Es ist ein Schicksal, das betroffen macht: 1935 wurde Hermine Bauer aus Radolfzell wie viele andere Menschen zwangssterilisiert – weil das NS-Regime das mit dem „Gesetz zur Verhütung erbkranken Nachwuchses“ möglich gemacht, ja sogar gefordert hatte. Beschwerden und Wiedergutmachungsanträge waren umsonst.
Um an ihr Schicksal zu erinnern, wurde ihr Ende September ein Stolperstein in der Teggingerstraße gesetzt – an dem Radolfzeller Ort, an dem sie, abgesehen von vorübergehenden Aufenthalten in anderen Städten, seit ihrer Geburt im Jahr 1907 gemeinsam mit ihrer Schwester Paulina, auch Paula genannt, lebte. Ihre Geschichte wurde von Alfred Heim von der Stolperstein-Initiative anhand von Dokumenten aus dem Stadtarchiv Radolfzell, dem Erbgesundheitsgericht beim Amtsgericht Konstanz, dem Stadtarchiv Konstanz, dem Staatsarchiv Freiburg sowie ihrer Geburtsurkunde rekonstruiert.

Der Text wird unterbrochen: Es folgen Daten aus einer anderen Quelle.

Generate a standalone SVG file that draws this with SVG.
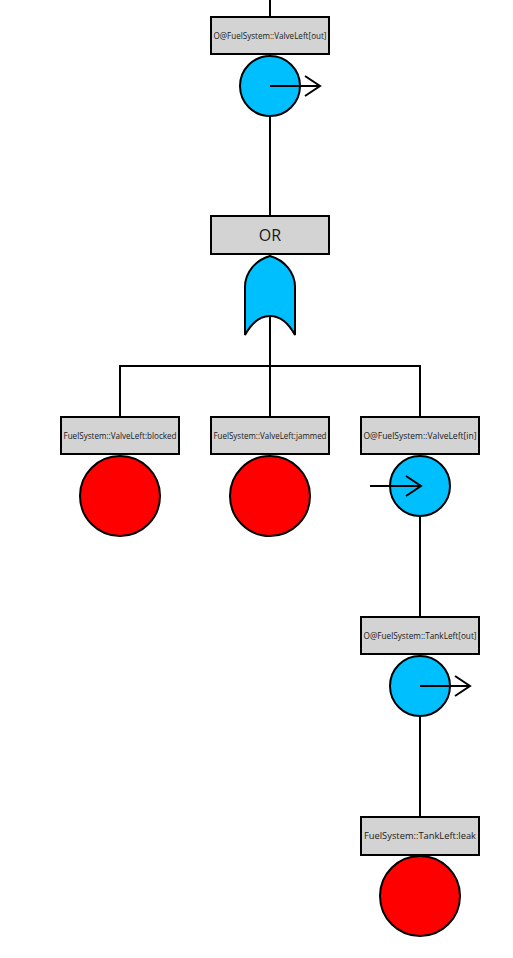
<svg xmlns="http://www.w3.org/2000/svg" width="513" height="958" viewBox="0 0 513 958">
<style>
.box{fill:#d3d3d3;stroke:#000;stroke-width:2}
.lbl{font-family:"Open Sans","Liberation Sans",sans-serif;font-size:8.5px;fill:#1a1a1a;text-anchor:middle}
.big{font-family:"Open Sans","Liberation Sans",sans-serif;font-size:16px;fill:#1a1a1a;text-anchor:middle}
.basic{fill:#ff0000;stroke:#000;stroke-width:2}
.xfer{fill:#00bfff;stroke:#000;stroke-width:2}
.ln{fill:none;stroke:#000;stroke-width:2}
</style>
<rect width="513" height="958" fill="#fff"/>
<g id="connectors" class="ln">
<line x1="270" y1="0" x2="270" y2="17"/>
<line x1="270" y1="116" x2="270" y2="216"/>
<line x1="270" y1="316" x2="270" y2="366"/>
<polyline points="120,416 120,366 420,366 420,416"/>
<line x1="270" y1="366" x2="270" y2="416"/>
<line x1="420" y1="516" x2="420" y2="617"/>
<line x1="420" y1="716" x2="420" y2="817"/>
</g>
<g id="n_valve_out">
<rect class="box" x="211" y="17" width="118" height="37"/>
<text class="lbl" x="270" y="38.5" textLength="113" lengthAdjust="spacingAndGlyphs">O@FuelSystem::ValveLeft[out]</text>
<circle class="xfer" cx="270" cy="86" r="30"/>
<path class="ln" d="M270 86H320M305 76L320 86L305 96"/>
</g>
<g id="n_or">
<rect class="box" x="211" y="216" width="118" height="38"/>
<text class="big" x="270" y="240.5">OR</text>
<path class="xfer" d="M245 335V287C245 272 256 260 270 256C284 260 295 272 295 287V335C289 324 281 316 270 316C259 316 251 324 245 335Z"/>
</g>
<g id="n_blocked">
<rect class="box" x="61" y="417" width="118" height="37"/>
<text class="lbl" x="120" y="438.5" textLength="113" lengthAdjust="spacingAndGlyphs">FuelSystem::ValveLeft:blocked</text>
<circle class="basic" cx="120" cy="496" r="40"/>
</g>
<g id="n_jammed">
<rect class="box" x="211" y="417" width="118" height="37"/>
<text class="lbl" x="270" y="438.5" textLength="113" lengthAdjust="spacingAndGlyphs">FuelSystem::ValveLeft:jammed</text>
<circle class="basic" cx="270" cy="496" r="40"/>
</g>
<g id="n_valve_in">
<rect class="box" x="361" y="417" width="118" height="37"/>
<text class="lbl" x="420" y="438.5" textLength="113" lengthAdjust="spacingAndGlyphs">O@FuelSystem::ValveLeft[in]</text>
<circle class="xfer" cx="420" cy="486" r="30"/>
<path class="ln" d="M370 486H421M406 476L421 486L406 496"/>
</g>
<g id="n_tank_out">
<rect class="box" x="361" y="617" width="118" height="37"/>
<text class="lbl" x="420" y="638.5" textLength="113" lengthAdjust="spacingAndGlyphs">O@FuelSystem::TankLeft[out]</text>
<circle class="xfer" cx="420" cy="686" r="30"/>
<path class="ln" d="M420 686H470M455 676L470 686L455 696"/>
</g>
<g id="n_leak">
<rect class="box" x="361" y="817" width="118" height="38"/>
<text class="lbl" x="420" y="839" textLength="112" lengthAdjust="spacingAndGlyphs">FuelSystem::TankLeft:leak</text>
<circle class="basic" cx="420" cy="896" r="40"/>
</g>
</svg>
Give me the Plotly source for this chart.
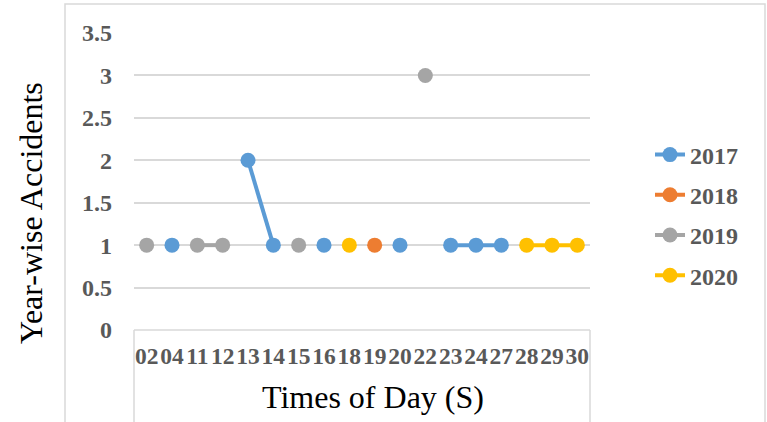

Demnach starb ihr Vater bereits im Jahr 1914, der Tod ihrer Mutter folgte im Jahr 1925. Im Anschluss wurde ihr Großvater Ludwig Böhringen zu ihrem Vormund und dem ihrer Schwester bestimmt. Nachdem sie zunächst bei der Süddeutschen Disconto-Gesellschaft, einer Bankgesellschaft, Registraturarbeiten und die Führung der Portokasse übernahm, arbeitete sie etwa ein Jahr lang auch als Kinderfräulein bei einem Arzt. Wie Alfred Heim herausfand, lobte man sie dort für Gewissenhaftigkeit und Fleiß „in allen Obliegenheiten der Kinderpflege“.
Zwangssterilisation wegen Schizophrenie beantragt
Von Februar bis Mai 1928 wurde Hermine Bauer in der Heil- und Pflegeanstalt bei Konstanz untergebracht. Einige Jahre später, im September 1934, wurde von Medizinalrat Ferdinand Rechberg beim Erbgesundheitsgericht Konstanz ihre Zwangssterilisation wegen Schizophrenie beantragt, beschlossen wurde der Eingriff im November des gleichen Jahres. Eine Beschwerde von Hermine Bauer und ihrem Großvater wurde abgelehnt, 1935 wurde die Zwangssterilisation im Krankenhaus Konstanz durchgeführt. Zwei Wiedergutmachungsanträge im Jahr 1959 und 1969 wurden abgelehnt. Wie Alfred Heim erfuhr, habe eine Nachbarin Hermine Bauer „als Frau geschildert, die zwar Kopfzuckungen hatte, aber sonst als ganz normal wahrgenommen wurde.“
Ihre Schwester sorgte für sie
Zusammen mit ihrer Schwester lebte Hermine Bauer nach Auskunft ihrer Verwandten bis 1972 in der Teggingerstraße. „Hermine versorgte den Haushalt und Paula verdiente Geld als Damenschneidermeisterin“, heißt es in der von Alfred Heim erstellten Biografie. Es sei sogar berichtet worden, dass Paula Bauer ihren Freund verließ, um für ihre Schwester sorgen zu können. Schließlich zogen die beiden Frauen in das Altersheim der Spitalstiftung in der Seestraße, wo Hermine Bauer 1997 und ihre Schwester 2001 verstarb.